Contrary to the dates trailed before President Marcelo met with Portugal’s political parties yesterday, news today is that the consensus is for elections to be called on Sunday January 16 and not a moment later.
In other words, as soon as conceivably possible after Christmas and New Year – giving no time for the party-political squabbles of the centre-right to be suitably settled.
Indeed, the level of political maneuvering ongoing both behind the scenes and full-frontal is exceptional.
CDS-PP – the former ally of Passos Coelho’s minority PSD government toppled by António Costa’s – has seen high-ranking figures walk out over current leader Francisco Rodrigues dos Santos’ efforts to stymy a challenge for his position by Euro MP Nuno Melo; and PSD is rapidly arriving at a similar situation as current leader Rui Rio attempts to stand his ground against aspirant leader Paulo Rangel.
As leader writers and columnists all agree, these looming elections have nothing to do with the best interests of the country, no matter what political figures might like to say: they are all about advancing individual parties’ own interests.

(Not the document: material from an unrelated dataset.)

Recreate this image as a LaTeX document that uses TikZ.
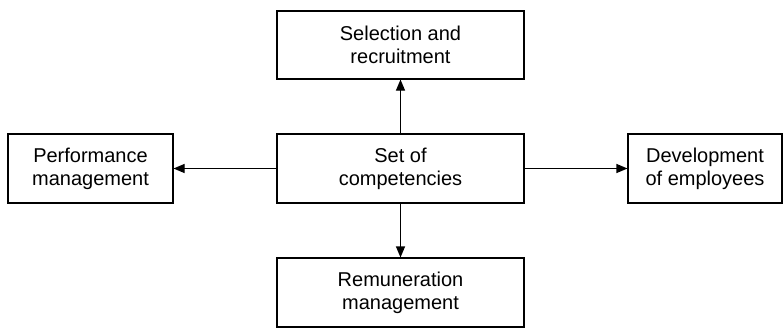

“We have never sunk so low in the decadence of political life”, considers university lecturer Francisco Moita Flores, a former PJ inspector and mayor who learnt last week that he is going on trial for alleged corruption during his stint as president of the municipality of Santarém.
“The CDS looks like a sack full of cats. The PSD a pack of mastiffs fighting over prey; the PCP is whining for a new budget; Bloco de Esquerda baying that there is no need for elections, while the PS – whose election campaign has been going full steam since the fall of the budget – is behaving like an offended virgin,” he writes.
“Politics is a large pig…” former PSD politician Paulo Morais, now a fierce campaigner against institutional corruption, has ventured.
Using part of a phrase coined by a 20th century political cartoonist, Mr Morais lays the current situation bare: “Current political leaders propose nothing for the country, they are simply desperately struggling for power”.
With the left weakened, but the right “in turbulence”, prime minister António Costa is pinning his strategy on gaining an absolute majority, in the hope that then he will be free of interference from President Marcelo, says Morais.
Marcelo would, if the PS gets its way, become “no more than a decorative figure”.
But until then, it’s all hands to the tiller as political leaders race to a finishing line of their own making, in the hope that they will emerge the stronger.
Only Iniciativa Liberal seems to be against the January 16 elections date, saying that “for national reasons” they should not be before January 30.
The next ‘moment’ in this faintly surreal process comes on Wednesday, when President Marcelo has convened a special meeting of the Council of State. It is believed that he will be addressing the nation/ dissolving parliament either shortly after the meeting concludes, or on Thursday.